A/Prof Lynch said the results from the ACTIVATE Trial demonstrate that the use of wearable technology presents an inexpensive and adaptable opportunity to facilitate more active lifestyles for cancer survivors.
“Given their low cost and wide reach, fitness devices are ideal tools for health promotion programs. This is particularly important for survivors who live in rural or regional areas where their access to supervised exercise is limited by geographic reach, availability of facilities, appropriately qualified professionals and cost.”
The ACTIVATE Trial was funded by World Cancer Research Fund, with additional support from the National Breast Cancer Foundation.
World Cancer Research Fund’s Senior Research Manager, Dr Anna Diaz Font, said:
“More and more people are surviving cancer thanks to early detection and improved treatments. Therefore, it is vital that we know not only what can improve cancer survivors’ quality of life and reduce their risk of recurrence, but how we can empower them to make these behaviour changes. This research shows the impact of wearable technology on increasing physical activity time, which is innovative and cost effective.

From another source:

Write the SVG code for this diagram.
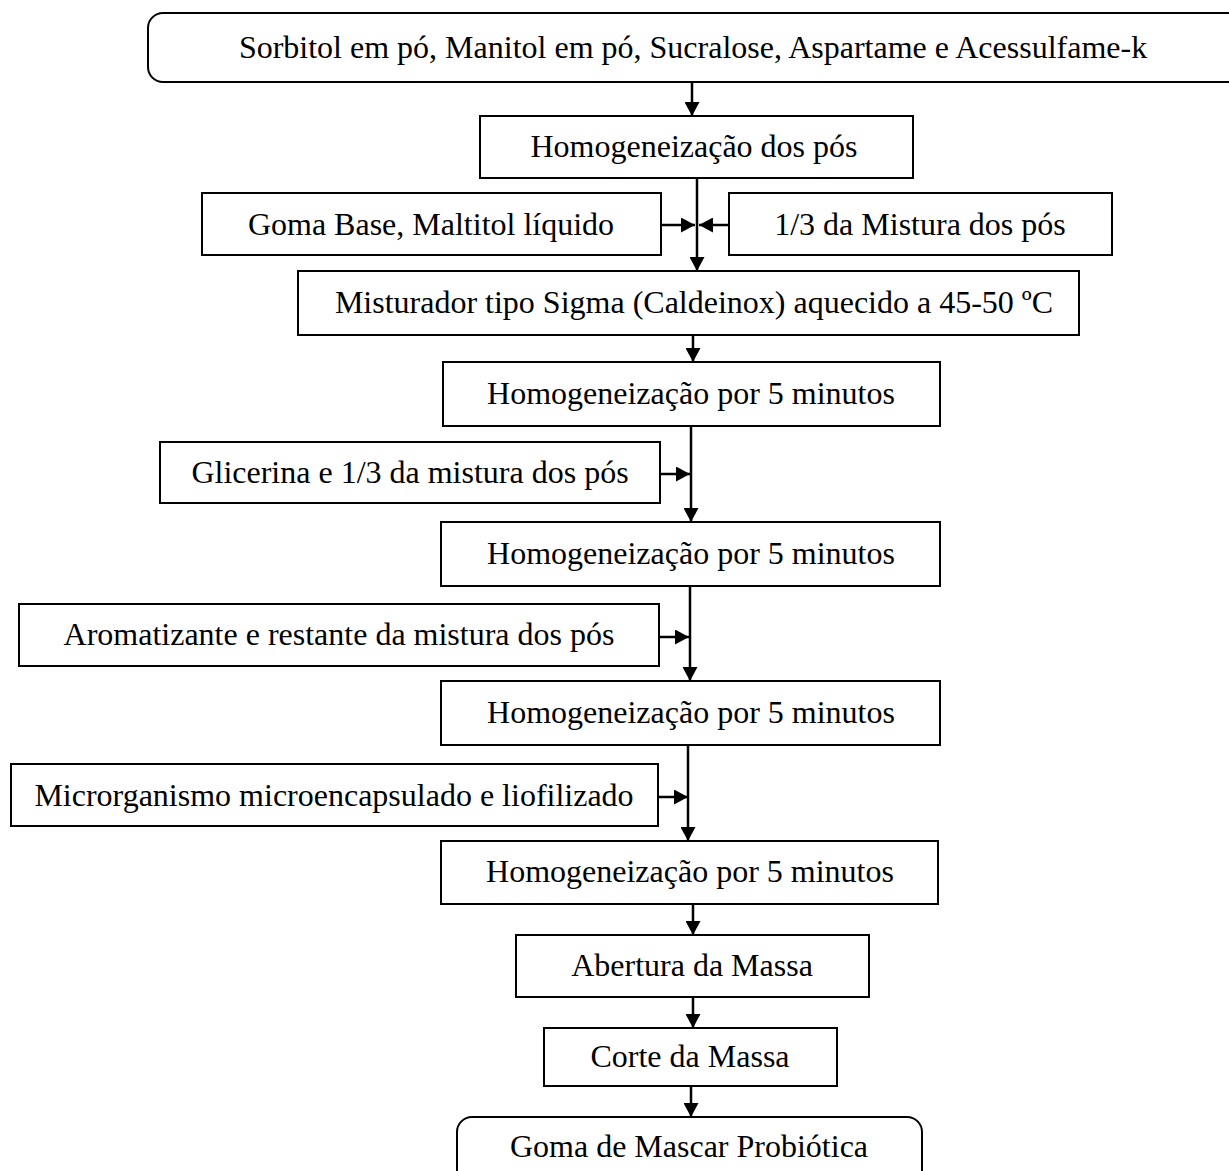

“We are so proud to be able to fund research such as A/Prof Lynch’s which will have a real impact on people living with and beyond cancer.”
Almost 70 per cent of the group who were provided fitness bands increased the moderate-vigorous physical activity over the studied period, and more than 60 per cent decreased their average sitting time.
The ACTIVATE Trial researchers followed-up the participants for another 12 weeks following the initial study, and found the women who had received the intervention maintained their level of physical activity. “We had expected to see a drop off in physical activity after the health coaching element stopped after the initial 12 weeks. Instead, on average physical activity levels increased by a further 14 minutes per week,” reported A/Prof Lynch.